:: Written problem ::
Only the number is needed: how many lines of the records include "this"?

□ □ □

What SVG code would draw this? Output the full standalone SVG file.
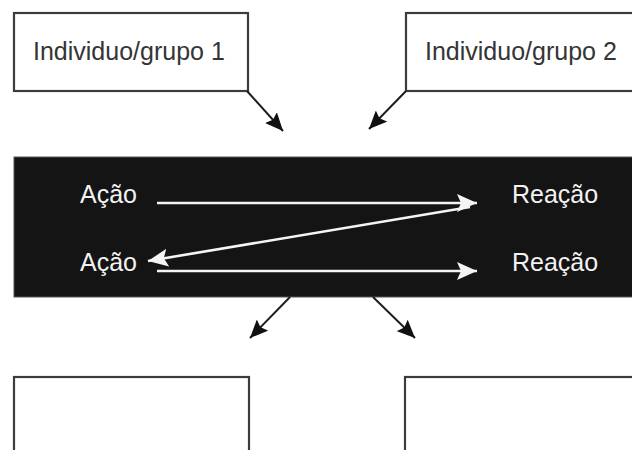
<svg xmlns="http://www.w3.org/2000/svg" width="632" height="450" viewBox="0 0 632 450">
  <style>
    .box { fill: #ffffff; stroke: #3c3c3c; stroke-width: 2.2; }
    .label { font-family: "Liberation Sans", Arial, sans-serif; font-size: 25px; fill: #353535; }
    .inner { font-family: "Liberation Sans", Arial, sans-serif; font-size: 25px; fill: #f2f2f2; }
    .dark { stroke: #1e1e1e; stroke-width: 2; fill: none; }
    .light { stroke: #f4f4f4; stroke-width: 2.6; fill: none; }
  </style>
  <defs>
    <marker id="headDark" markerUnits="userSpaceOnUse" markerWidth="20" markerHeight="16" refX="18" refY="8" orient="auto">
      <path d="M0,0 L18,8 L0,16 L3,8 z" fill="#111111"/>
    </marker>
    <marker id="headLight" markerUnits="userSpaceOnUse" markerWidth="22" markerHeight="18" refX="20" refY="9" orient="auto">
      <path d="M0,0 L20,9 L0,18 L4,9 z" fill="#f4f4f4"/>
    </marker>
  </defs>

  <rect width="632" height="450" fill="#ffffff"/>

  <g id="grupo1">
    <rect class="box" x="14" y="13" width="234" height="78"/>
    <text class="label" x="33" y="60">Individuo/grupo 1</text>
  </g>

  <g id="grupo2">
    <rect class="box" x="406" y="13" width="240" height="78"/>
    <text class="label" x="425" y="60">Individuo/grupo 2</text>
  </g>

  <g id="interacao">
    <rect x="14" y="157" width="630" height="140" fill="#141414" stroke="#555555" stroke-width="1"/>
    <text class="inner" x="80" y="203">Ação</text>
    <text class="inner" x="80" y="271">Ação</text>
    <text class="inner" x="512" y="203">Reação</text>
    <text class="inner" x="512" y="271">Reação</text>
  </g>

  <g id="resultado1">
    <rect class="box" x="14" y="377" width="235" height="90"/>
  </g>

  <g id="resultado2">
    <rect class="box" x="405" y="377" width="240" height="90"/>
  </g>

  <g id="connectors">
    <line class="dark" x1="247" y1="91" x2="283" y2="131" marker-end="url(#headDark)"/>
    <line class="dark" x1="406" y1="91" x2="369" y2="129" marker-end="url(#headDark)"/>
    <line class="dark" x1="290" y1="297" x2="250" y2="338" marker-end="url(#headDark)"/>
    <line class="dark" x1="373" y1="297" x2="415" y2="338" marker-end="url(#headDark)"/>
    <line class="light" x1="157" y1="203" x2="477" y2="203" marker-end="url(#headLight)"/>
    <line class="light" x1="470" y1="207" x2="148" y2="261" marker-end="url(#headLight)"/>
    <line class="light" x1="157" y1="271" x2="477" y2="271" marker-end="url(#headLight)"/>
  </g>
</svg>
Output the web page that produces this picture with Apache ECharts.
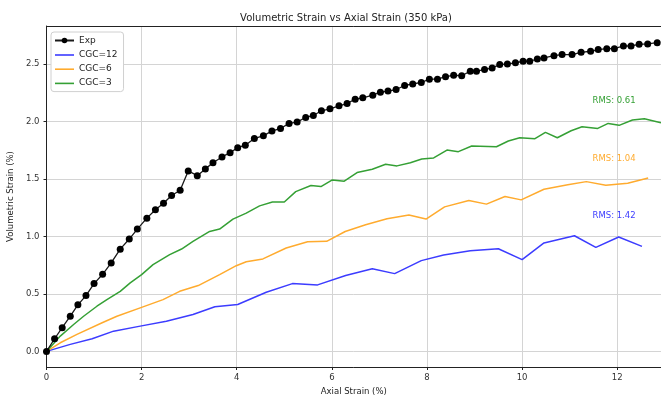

□ □ □

:: Task solution ::
2